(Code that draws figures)
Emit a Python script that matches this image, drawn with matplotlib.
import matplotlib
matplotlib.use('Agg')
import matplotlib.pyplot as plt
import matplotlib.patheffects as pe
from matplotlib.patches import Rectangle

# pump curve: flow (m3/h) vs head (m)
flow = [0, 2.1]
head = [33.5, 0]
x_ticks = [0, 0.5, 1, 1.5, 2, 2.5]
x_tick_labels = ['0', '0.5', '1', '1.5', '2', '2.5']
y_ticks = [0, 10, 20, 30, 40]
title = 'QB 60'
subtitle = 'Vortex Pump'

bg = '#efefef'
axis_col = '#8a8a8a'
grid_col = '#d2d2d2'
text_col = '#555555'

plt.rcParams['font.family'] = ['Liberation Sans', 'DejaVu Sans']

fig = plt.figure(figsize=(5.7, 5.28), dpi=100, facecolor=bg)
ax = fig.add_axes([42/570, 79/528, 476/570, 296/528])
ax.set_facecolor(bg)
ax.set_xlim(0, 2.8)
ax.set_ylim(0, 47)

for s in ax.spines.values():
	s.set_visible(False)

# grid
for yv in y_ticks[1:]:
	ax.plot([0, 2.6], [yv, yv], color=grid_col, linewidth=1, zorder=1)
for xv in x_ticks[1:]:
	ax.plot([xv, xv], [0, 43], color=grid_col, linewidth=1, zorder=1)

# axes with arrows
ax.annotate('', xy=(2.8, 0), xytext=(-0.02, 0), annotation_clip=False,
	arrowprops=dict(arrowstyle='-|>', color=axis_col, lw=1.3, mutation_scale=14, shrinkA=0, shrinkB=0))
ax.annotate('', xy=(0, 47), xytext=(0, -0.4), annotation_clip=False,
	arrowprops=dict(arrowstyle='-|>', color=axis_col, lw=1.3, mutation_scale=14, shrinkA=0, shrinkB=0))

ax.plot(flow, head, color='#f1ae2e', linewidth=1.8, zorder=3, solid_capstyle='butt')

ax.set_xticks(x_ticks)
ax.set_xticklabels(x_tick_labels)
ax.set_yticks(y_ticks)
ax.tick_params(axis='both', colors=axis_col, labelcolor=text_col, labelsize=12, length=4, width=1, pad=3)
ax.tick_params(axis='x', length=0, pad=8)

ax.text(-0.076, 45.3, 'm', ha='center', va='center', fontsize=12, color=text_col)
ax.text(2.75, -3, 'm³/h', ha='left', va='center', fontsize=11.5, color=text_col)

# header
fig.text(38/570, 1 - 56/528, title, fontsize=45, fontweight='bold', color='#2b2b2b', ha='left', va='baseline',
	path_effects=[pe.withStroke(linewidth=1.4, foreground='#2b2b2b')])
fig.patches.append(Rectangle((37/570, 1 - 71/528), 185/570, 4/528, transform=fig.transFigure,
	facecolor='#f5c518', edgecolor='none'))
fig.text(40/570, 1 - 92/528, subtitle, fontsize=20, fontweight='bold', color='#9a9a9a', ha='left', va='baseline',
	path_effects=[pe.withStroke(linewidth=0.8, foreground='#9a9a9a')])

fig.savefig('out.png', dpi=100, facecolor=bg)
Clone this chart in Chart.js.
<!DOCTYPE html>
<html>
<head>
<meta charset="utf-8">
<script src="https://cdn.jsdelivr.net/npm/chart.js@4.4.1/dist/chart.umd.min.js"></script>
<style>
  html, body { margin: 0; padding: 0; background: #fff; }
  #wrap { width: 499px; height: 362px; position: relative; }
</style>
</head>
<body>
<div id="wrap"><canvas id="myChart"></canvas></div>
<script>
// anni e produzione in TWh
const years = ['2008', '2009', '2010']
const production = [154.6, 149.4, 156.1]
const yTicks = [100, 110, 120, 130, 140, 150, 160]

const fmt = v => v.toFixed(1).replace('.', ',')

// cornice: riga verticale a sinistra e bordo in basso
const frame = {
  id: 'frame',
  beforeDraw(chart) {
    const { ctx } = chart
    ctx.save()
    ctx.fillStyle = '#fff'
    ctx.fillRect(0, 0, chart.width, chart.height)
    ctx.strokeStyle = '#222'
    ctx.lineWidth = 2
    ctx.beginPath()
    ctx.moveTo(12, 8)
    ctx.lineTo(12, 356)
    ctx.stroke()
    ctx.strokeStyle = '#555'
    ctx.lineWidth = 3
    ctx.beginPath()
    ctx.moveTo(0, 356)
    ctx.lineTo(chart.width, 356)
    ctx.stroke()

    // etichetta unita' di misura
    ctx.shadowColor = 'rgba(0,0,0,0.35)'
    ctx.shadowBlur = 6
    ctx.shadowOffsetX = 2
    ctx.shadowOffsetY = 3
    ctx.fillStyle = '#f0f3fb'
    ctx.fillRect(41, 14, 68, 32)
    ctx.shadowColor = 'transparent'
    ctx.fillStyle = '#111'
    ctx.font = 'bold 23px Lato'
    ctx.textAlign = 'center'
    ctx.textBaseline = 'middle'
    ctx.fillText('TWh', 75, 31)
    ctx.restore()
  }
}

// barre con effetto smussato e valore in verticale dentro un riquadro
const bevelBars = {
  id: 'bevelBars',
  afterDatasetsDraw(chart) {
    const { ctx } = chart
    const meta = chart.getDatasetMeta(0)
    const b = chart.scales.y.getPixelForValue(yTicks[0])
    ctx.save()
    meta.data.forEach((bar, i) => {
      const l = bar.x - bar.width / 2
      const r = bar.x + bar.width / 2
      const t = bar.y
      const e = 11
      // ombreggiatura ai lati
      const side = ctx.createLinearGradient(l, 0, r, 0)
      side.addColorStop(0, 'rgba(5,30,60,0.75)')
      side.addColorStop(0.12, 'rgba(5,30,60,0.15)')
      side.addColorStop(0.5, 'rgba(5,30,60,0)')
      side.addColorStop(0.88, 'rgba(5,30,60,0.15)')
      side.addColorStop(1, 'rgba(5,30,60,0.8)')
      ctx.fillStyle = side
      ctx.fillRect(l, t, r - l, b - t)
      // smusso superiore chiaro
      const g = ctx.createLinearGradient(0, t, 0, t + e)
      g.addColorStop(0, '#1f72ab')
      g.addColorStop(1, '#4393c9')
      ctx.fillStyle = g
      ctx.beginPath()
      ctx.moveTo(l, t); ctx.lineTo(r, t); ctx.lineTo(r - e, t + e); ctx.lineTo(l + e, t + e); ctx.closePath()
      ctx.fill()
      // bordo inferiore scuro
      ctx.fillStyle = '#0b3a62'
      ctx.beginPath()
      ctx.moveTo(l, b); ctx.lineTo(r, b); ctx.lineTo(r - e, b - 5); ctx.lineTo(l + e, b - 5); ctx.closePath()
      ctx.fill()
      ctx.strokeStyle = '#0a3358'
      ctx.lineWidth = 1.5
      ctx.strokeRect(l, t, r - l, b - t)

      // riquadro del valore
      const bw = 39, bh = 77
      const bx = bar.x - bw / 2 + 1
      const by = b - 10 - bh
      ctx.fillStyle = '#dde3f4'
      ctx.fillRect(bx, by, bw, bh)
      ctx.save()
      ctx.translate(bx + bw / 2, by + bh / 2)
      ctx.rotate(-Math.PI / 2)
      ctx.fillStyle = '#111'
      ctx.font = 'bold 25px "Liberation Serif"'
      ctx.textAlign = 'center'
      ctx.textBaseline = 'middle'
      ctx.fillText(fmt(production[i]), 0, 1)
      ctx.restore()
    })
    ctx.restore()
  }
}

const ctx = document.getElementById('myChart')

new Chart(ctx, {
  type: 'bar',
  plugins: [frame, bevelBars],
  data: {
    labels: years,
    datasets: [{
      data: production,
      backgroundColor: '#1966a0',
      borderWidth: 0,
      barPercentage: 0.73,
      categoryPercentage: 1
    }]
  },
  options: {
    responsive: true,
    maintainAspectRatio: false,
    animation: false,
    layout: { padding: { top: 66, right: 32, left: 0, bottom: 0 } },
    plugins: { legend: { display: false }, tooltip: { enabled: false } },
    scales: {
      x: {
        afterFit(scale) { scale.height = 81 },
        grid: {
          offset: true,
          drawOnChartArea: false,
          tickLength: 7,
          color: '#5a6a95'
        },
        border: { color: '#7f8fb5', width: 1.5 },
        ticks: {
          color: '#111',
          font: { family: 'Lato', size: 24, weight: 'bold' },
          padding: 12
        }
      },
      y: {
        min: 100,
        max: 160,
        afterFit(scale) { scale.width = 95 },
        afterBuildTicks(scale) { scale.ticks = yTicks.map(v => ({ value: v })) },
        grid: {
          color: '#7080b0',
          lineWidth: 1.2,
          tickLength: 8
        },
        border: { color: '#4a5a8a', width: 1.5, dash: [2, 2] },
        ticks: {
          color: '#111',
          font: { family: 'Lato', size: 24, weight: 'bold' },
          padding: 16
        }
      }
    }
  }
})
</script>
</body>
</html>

**Requirements:**
Only the lines from the beginning of the material above through the line with "from matplotlib.patches import Rectangle" are wanted; extract them exactly.

**Solution below:**
Emit a Python script that matches this image, drawn with matplotlib.
import matplotlib
matplotlib.use('Agg')
import matplotlib.pyplot as plt
import matplotlib.patheffects as pe
from matplotlib.patches import Rectangle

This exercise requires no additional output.